Breaking Up Is Hard to Do (Caterpillar and Butterfly)

Breaking Up Is Hard to Do

Greetings, fellow trudgers on “the road of happy destiny”…

I’m feeling a little nuts today. I think it’s because I’ve been putting up with too much abuse, neglect and craziness from someone close to me, and for far too long. I’ve finally decided I can’t take any more: it’s time to break up.

It’s sad, but I feel like I have no choice: I’m breaking up with me.

I have a long history of breaking promises I made to me. I haven’t shown up for appointments I made with myself. I told myself all kinds of things about me that are not true. I’ve talked myself into saying and doing stuff that’s gotten me into trouble. I may not even have wanted to do it—but I allowed me to talk myself into it anyway.

This me that’s been running the show up to now is a genuine pain in the ass: self-seeking, dishonest and isolated. It’s foxy and clever (cunning, baffling and powerful, I’ve heard it said). It’s constantly on the move, like a shark, hunting and seeking consolation, escape, even oblivion. It doesn’t trust anything or anyone else—at least not enough to ask for help when I’ve needed it. This me seems to think I can do life on my own—even believes I’ve done most of it on my own up to now (which isn’t true). It’s a gossip, it’s critical, judgmental and even downright nasty. It whispers terrible things about me in my ear. It wants to convince me I’m not worth it, that I’ll never be any good.

Who needs friends like this? Hey—who needs enemies like this?

So how do I go about this breakup? According to this reading, it starts with just standing still…

“Through all of this we became, one day at a time, available to ourselves. By the simple act of “standing still,” we inaugurated a relationship with ourselves based on growing self-honesty, trust and intimacy. Now we knew that [our goal] was to lay the foundation for a personal wholeness. How this would translate into personal relationships or careers, we did not know. But what we did know was the the externals would eventually develop around this inner foundation of wholeness, and come to reflect our inner state. We were able to embrace this feeling of growing capacity for wholeness, and leave specific outcomes to God…”

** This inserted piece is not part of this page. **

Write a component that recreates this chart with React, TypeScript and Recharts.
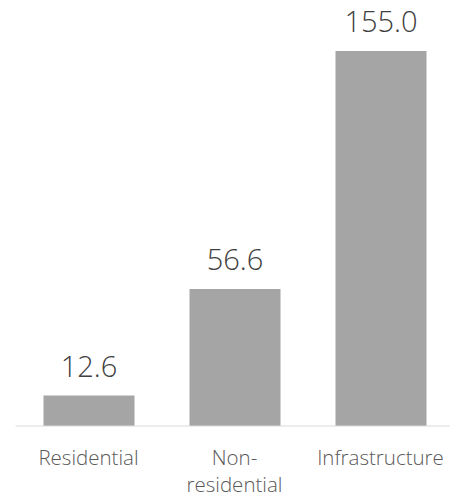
import React from "react";
import { BarChart, Bar, XAxis, YAxis, LabelList } from "recharts";

const categories = ["Residential", "Non-residential", "Infrastructure"];
const values = [12.6, 56.6, 155.0];

const data = categories.map((name, i) => ({ name, value: values[i] }));

const FONT = "'Open Sans', 'DejaVu Sans', sans-serif";

const CategoryTick = (props: any) => {
  const { x, y, payload } = props;
  const label: string = payload.value;
  const idx = label.indexOf("-");
  const lines = idx >= 0 ? [label.slice(0, idx + 1), label.slice(idx + 1)] : [label];
  return (
    <text
      x={x}
      y={y + 39}
      textAnchor="middle"
      fill="#595959"
      fontFamily={FONT}
      fontWeight={300}
      fontSize={20.5}
    >
      {lines.map((l, i) => (
        <tspan key={i} x={x} dy={i === 0 ? 0 : 27}>
          {l}
        </tspan>
      ))}
    </text>
  );
};

export default function App() {
  return (
    <div style={{ position: "absolute", left: 0, top: 0 }}>
      <BarChart
        width={460}
        height={497}
        data={data}
        margin={{ top: 39, right: 6.5, bottom: 0, left: 15.5 }}
      >
        <YAxis hide domain={[0, 160]} width={0} />
        <XAxis
          dataKey="name"
          height={71}
          axisLine={{ stroke: "#D9D9D9", strokeWidth: 1 }}
          tickLine={false}
          tickSize={0}
          tickMargin={0}
          interval={0}
          tick={<CategoryTick />}
        />
        <Bar dataKey="value" fill="#A5A5A5" barSize={91} isAnimationActive={false}>
          <LabelList
            dataKey="value"
            position="top"
            offset={19}
            formatter={(v: any) => Number(v).toFixed(1)}
            fill="#404040"
            fontFamily={FONT}
            fontWeight={300}
            fontSize={29}
          />
        </Bar>
      </BarChart>
    </div>
  );
}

I don’t have to take responsibility for changing my whole life. I don’t have to know how—or if—it’s all going to turn out. I just have engage in this process of change. I can stand still, one moment at a time. I can ask for help, one thought at a time, one decision at a time, one action at a time. That’s what will change my world view, my relationships, my circumstances, my entire life. That’s what will lead to a spiritual awakening. That’s what will lead to a new self, one that believes I’m worth it—every bit of it. The rest of life will wrap itself around my new self as I shed the old.

So, just for today, I’m grateful to be reminded: I don’t have to put with abuse or neglect, I can insist on being treated with love, generosity, and kindness—especially from me.

Happy trails!

Sharing Crazy

October 22, 2009

Sharing Crazy

Sharing Crazy

Greetings, fellow trudgers “on the road to happy destiny“…

What’s your problem? Have you got it figured out?

I love to share my problems. Well, actually, I love to share stories about problems I’ve already solved. The funnier the better. Add in a dose of clever, poignant and insightful, and I’m a happy camper. Just don’t ask me to talk about the problems that might still be killing me.

This morning, I happened upon a 2-for-1 sale: I read something* that really spoke to me. Then, just in case I might have “missed the memo,” a friend called and asked permission to read something to me: of course it was the very same passage. I already had the book open on my desk, so as I was thinking, “Huh… I wonder if this really does pertain to me…” I followed along.

The reading was about (I’m paraphrasing here) how many of us resort to storytelling rather than share our experiences from the heart — reveal our struggles, and the very real pain we might be in. The conclusion of the reading was: “It may feel like an enormous risk, but talking honestly about the situation is the key to healing.”

It was a great reminder that although I may have grown up in situations where being honest and open wasn’t safe, and perhaps being entertaining, clever, satyrical or ironic was, and most treasured of all was having the answer to the question, I finally have places to go and people to be with who allow me to be safe even when I’m crazy, or dead wrong—recovering with my brothers and sisters on this “road of happy destiny.”

I’ve heard it said that sometimes people whose share things that might sound really crazy may be the very ones who are growing and changing the most. So… does that means that if I sound really crazy, you’ll be really impressed with my progress? No, not quite. I think it means that, just for today, I’ll ask for some willingness: the willingness to be honest and open—even if I’m feeling pretty nuts—if that’s what I need to do to get better. So, nuts to both of us!

Happy trails!


* PS “The paradox of self-honesty is that I need the help of others to achieve it. I need their support to explore my feelings and motives, and to see that others have benefited from taking this great risk.”